И тотчас он ставит вопрос: кто должен исправить церковь? Конечно, власть, поставленная над всеми сынами земли, — король. «Но из лесу выскочит вепрь, что подрывает виноградник Христов, и скажет: «Не властны ни короли, ни паны, ни другие светские вельможи править духовными особами!» На это отвечу: поскольку каждому королю Богом дана власть над его королевством, дабы правил он королевством своим по правде и справедливости, и поскольку священники в королевство то входят, то и ими должен править король. Допустив их жить в явном зле, нерадивым был бы он королем. На то и поставлены Богом король и иные вельможи, дабы наказывать зло и вознаграждать добро. В духовных делах должны быть светские господа послушны церкви, в мирских же церковь подчинена светскому владыке. Поскольку же король— наивысший господин в своей стране, постольку стремится наставить на путь истинный священника, если тот грешит сверх меры. Самое же мягкое воздействие— лишение собственности».
Так логически и последовательно вскрыл Гус основные пороки церкви и критиковал ее. Он далеко обогнал своих предшественников-реформаторов тем, что так убедительно показал истинную причину всего, и становился прямо революционным, указывая путь и способ исправить дело.
Светская власть была одним из главных опорных столпов церкви. Вторым был принцип безоговорочного и непререкаемого авторитета, который церковь проводила по отношению к мирянам — не допуская его критики.
Но Гус обрушивался и на эту вторую основу могущества церкви. «Многие священники, требуя от народа послушания, ввели его в заблуждение, говоря: «Что ни прикажет папа, следует исполнять», как будто папа не может заблуждаться. А ведь многие папы были еретиками. Другие же учат: хотя бы и дурное повелит сотворить высший епископ или папа, низший должен выполнить, ибо не на том будет якобы грех, кто подчиняется, а на том, кто приказывает. Но это уловка дьявола, который рад подчинить себе любого; ни тот, кто приказывает дурное, ни тот, кто его слушает, не останутся без греха, ибо сказал Спаситель: «Если слепой поведет слепого, оба в яму упадут».

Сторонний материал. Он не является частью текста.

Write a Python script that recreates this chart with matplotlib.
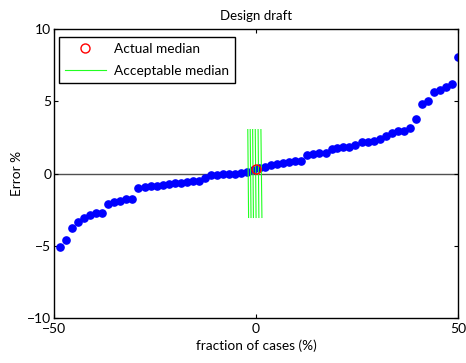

Хороший христианин не должен повиноваться слепо, всегда надо соображаться с характером полученного приказа. И Гус требует, чтобы люди повиновались властям как духовным, так и светским, но лишь в пределах «дозволенного», то есть только в тех случаях, когда приказ не противоречит заповедям божьим, учению Христа. Если же приказ не согласуется со всем этим, то его не только не должны выполнять, но даже грешно подчиняться ему, и христианин обязан воспротивиться такому приказу. Это подводит Гуса к дальнейшему выводу: власть, отдающая такие нехристианские приказы, власть, сама нарушающая заветы божьи, не может быть в глазах христианина властью, признанной богом. Папа, живущий в смертном грехе, не может быть папой перед лицом божьим, а король — королем.
Сколь мятежными должны были казаться эти слова сильным мира сего! Ведь это была явная крамола и призыв к бунту. «Я возмущаю народ? — отвечает Гус. — Это обвинение напоминает обвинение Христа: возмутил всю Иудею — от Галилеи до сих мест. Кто проповедует, чтобы священники не распутничали, не грабили бы в алчности своей народ, продавая ему святые таинства, а довольствовались бы одной пребедной, того сейчас же называют хулителем церкви и еретиком. Кто же проповедует, что священники праведны, что они Божьи помощники и имеют власть спасать и губить души верующих, что никто не смеет их наказывать, они же имеют право на самую лучшую пищу и самые богатые владения, тот достойный проповедник и ему разрешается проповедовать».
ГЛАВА 6
РЕВОЛЮЦИОННЫЕ ИДЕИ
Положения Гуса о том, что церковь не должна иметь мирского имущества и светской власти и что она не может пользоваться непререкаемым авторитетом, являлись опасной атакой на самую основу церковной системы, на учение церкви, ее практику и организацию. Одного этого было бы достаточно, чтобы церковь объявила Гусу войну не на жизнь, а на смерть.
Но сам способ мышления Гуса был, может быть, еще революционнее, чем содержание его идей. Когда он доводил свои мысли до логического конца, перед ним открывались такие дальние горизонты, которых не мог охватить даже его острый взор и проницательный разум. Лишь позднее по этим путям двинулись революционные массы гуситов.